Data Release Notes

From BiomarkerKB Wiki
Jump to navigation Jump to search

Versioning Format

The versioning format follows a three-digit structure: X.Y.Z.

  • The first digit (X) changes when a major update is introduced, such as changes in the data model.
  • The second digit (Y) increments with each new release.
  • The third digit (Z) is updated for bug fixes or minor changes.

Version 1.0.4

This release introduces new datasets, cross-references, and bug fixes.

Data Updates

  • Added Cancer Genome Interpreter data on cancer biomarkers from MetaKB.
  • Added Metabolomics Workbench LOINC data on metabolite biomarkers.
  • Added Cell Ontology and Protein Ontology cross-references.

Bug Fixes

  • Fixed issue where cookie preferences weren't being saved when selecting "Allow".

Version 1.0.3

This release introduces new cross-references and updates to ensure compatibility with external resources.

Data Updates

  • NCBI cross-references added across gene biomarker entries.
  • ChEBI cross-references integrated for small molecules and metabolites.

Backend and Infrastructure Updates

  • ChEBI API migration: Updated all programmatic links from the legacy SOAP services to the new REST API endpoints, following ChEBI’s platform migration.

Version 1.0.2

Data Updates

Backend and Infrastructure Updates

  • evidence_source database names now retain their original casing for accuracy and consistency.
  • EDRN identifiers were added to the namespace map.
  • HUGO Gene Nomenclature Committee (HGNC) was added to the cross-reference JSON file.
  • Fixed an issue where evidence_source values without tags were previously dropped; these are now preserved.
  • Added a user-guided spelling correction function to improve data entry quality.
  • The TSV-to-JSON converter now automatically checks for header spelling errors.
  • Introduced _suggest_header_corrections to flag and propose fixes for misspelled headers.
  • Enhanced _stream_tsv with a call to _check_header_spelling to prevent invalid headers from being processed.

Version 1.0.1

Data Updates

  • Added xrefs.tsv to the list of datasets.

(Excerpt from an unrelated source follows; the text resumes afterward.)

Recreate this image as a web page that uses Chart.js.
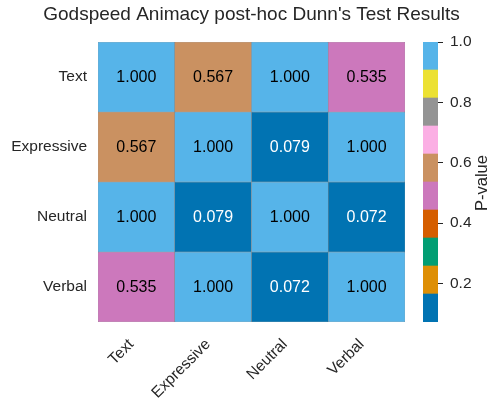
<!DOCTYPE html>
<html>
<head>
<meta charset="utf-8">
<script src="https://cdn.jsdelivr.net/npm/chart.js@4/dist/chart.umd.min.js"></script>
<style>
  html, body { margin: 0; padding: 0; background: #fff; overflow: hidden; width: 489px; height: 404px; }
  #heat { position: absolute; left: 0; top: 0; }
  #cbar { position: absolute; left: 405px; top: 0; }
</style>
</head>
<body>
<canvas id="heat" width="489" height="404"></canvas>
<canvas id="cbar" width="84" height="404"></canvas>
<script>
// groups compared (columns and rows are the same)
const groups = ['Text', 'Expressive', 'Neutral', 'Verbal'];
// p-values, one array per row
const rowText = [1.000, 0.567, 1.000, 0.535];
const rowExpressive = [0.567, 1.000, 0.079, 1.000];
const rowNeutral = [1.000, 0.079, 1.000, 0.072];
const rowVerbal = [0.535, 1.000, 0.072, 1.000];
const pValues = [rowText, rowExpressive, rowNeutral, rowVerbal];

// colour bar range and ticks
const vMin = 0.072;
const vMax = 1.0;
const cbarTicks = [0.2, 0.4, 0.6, 0.8, 1.0];
// seaborn "colorblind" palette, 10 bins
const palette = ['#0173b2', '#de8f05', '#029e73', '#d55e00', '#cc78bc',
                 '#ca9161', '#fbafe4', '#949494', '#ece133', '#56b4e9'];

const titleText = "Godspeed Animacy post-hoc Dunn's Test Results";
const cbarLabel = 'P-value';
const textColor = '#262626';
const fontFamily = '"Liberation Sans", Arial, sans-serif';

const binOf = v => Math.min(palette.length - 1, Math.floor((v - vMin) / (vMax - vMin) * palette.length));
const colorOf = v => palette[binOf(v)];
const isDark = hex => {
    const r = parseInt(hex.substr(1, 2), 16), g = parseInt(hex.substr(3, 2), 16), b = parseInt(hex.substr(5, 2), 16);
    return (0.299 * r + 0.587 * g + 0.114 * b) < 110;
};

// cell text, rotated column labels and title (centred over the cells)
const heatText = {
    id: 'heatText',
    afterDatasetsDraw(chart) {
        const ctx = chart.ctx;
        const a = chart.chartArea;
        ctx.save();
        ctx.font = '16px ' + fontFamily;
        ctx.textAlign = 'center';
        ctx.textBaseline = 'middle';
        chart.data.datasets.forEach((ds, i) => {
            chart.getDatasetMeta(i).data.forEach((bar, j) => {
                const v = pValues[i][j];
                const c = bar.getCenterPoint();
                ctx.fillStyle = isDark(colorOf(v)) ? '#ffffff' : '#000000';
                ctx.fillText(v.toFixed(3), c.x, c.y + 1);
            });
        });

        const xs = chart.scales.x;
        ctx.fillStyle = textColor;
        ctx.font = '15.5px ' + fontFamily;
        ctx.textAlign = 'right';
        ctx.textBaseline = 'middle';
        groups.forEach((g, j) => {
            ctx.save();
            ctx.translate(xs.getPixelForValue(j) - 5, a.bottom + 20);
            ctx.rotate(-Math.PI / 4);
            ctx.fillText(g, 0, 0);
            ctx.restore();
        });

        ctx.font = '19px ' + fontFamily;
        ctx.textAlign = 'center';
        ctx.fillText(titleText, (a.left + a.right) / 2, 15);
        ctx.restore();
    }
};

new Chart(document.getElementById('heat'), {
    type: 'bar',
    data: {
        labels: groups,
        datasets: pValues.map((row, i) => ({
            label: groups[i],
            data: row.map(() => [i, i + 1]),
            backgroundColor: row.map(colorOf),
            borderColor: '#8a8a8a',
            borderWidth: 0.5,
            borderSkipped: false,
            barPercentage: 1,
            categoryPercentage: 1,
            grouped: false
        }))
    },
    options: {
        responsive: false,
        animation: false,
        layout: { padding: { left: 0, right: 84, top: 42, bottom: 0 } },
        plugins: {
            legend: { display: false },
            tooltip: { enabled: false },
            title: { display: false }
        },
        scales: {
            x: {
                grid: { display: false, drawTicks: false },
                border: { display: false },
                ticks: { display: false },
                afterFit: s => { s.height = 82; }
            },
            y: {
                type: 'linear',
                min: 0,
                max: groups.length,
                reverse: true,
                grid: { display: false, drawTicks: false },
                border: { display: false },
                afterBuildTicks: s => { s.ticks = groups.map((_, i) => ({ value: i + 0.5 })); },
                ticks: {
                    color: textColor,
                    font: { family: fontFamily, size: 15.5 },
                    padding: 11,
                    callback: (v, i) => groups[i]
                },
                afterFit: s => { s.width = 98; }
            }
        }
    },
    plugins: [heatText]
});

// colour bar
const binEdges = palette.map((_, i) => vMin + (vMax - vMin) * i / palette.length);
const cbarTitle = {
    id: 'cbarTitle',
    afterDraw(chart) {
        const ctx = chart.ctx;
        const a = chart.chartArea;
        ctx.save();
        ctx.translate(77, (a.top + a.bottom) / 2 + 1);
        ctx.rotate(-Math.PI / 2);
        ctx.font = '16.5px ' + fontFamily;
        ctx.fillStyle = textColor;
        ctx.textAlign = 'center';
        ctx.textBaseline = 'middle';
        ctx.fillText(cbarLabel, 0, 0);
        ctx.restore();
    }
};

new Chart(document.getElementById('cbar'), {
    type: 'bar',
    data: {
        labels: [''],
        datasets: palette.map((c, i) => ({
            data: [[binEdges[i], i === palette.length - 1 ? vMax : binEdges[i + 1]]],
            backgroundColor: c,
            borderWidth: 0,
            barPercentage: 1,
            categoryPercentage: 1,
            grouped: false
        }))
    },
    options: {
        responsive: false,
        animation: false,
        layout: { padding: { left: 18, right: 0, top: 42, bottom: 82 } },
        plugins: { legend: { display: false }, tooltip: { enabled: false }, title: { display: false } },
        scales: {
            x: { display: false },
            y: {
                position: 'right',
                min: vMin,
                max: vMax,
                grid: { drawOnChartArea: false, drawTicks: true, tickLength: 5, color: textColor, lineWidth: 1 },
                border: { display: false },
                afterBuildTicks: s => { s.ticks = cbarTicks.map(v => ({ value: v })); },
                ticks: {
                    color: textColor,
                    font: { family: fontFamily, size: 15.5 },
                    padding: 7,
                    callback: v => v.toFixed(1)
                },
                afterFit: s => { s.width = 51; }
            }
        }
    },
    plugins: [cbarTitle]
});
</script>
</body>
</html>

Backend & Infrastructure Updates

  • Fixed ID formatting issues in NCBI and UniProt references within oncomx.tsv, removing erroneous spaces (e.g., NCBI: 3288 NCBI:3288) and extraneous text (e.g., "(composition)"). Affected biomarkers included AN6295-1, AN6756-1, AN6728-1, and others.
  • Merged assessed entity type synonyms.

Version 1.0.0

  • BiomarkerKB data portal available with OncoMX, OpenTargets, MarkerDB, ClinVar, PubMed Central Biomarker Gene Set Curation, MW, UniProtKB, GWAS, CIViC biomarker data.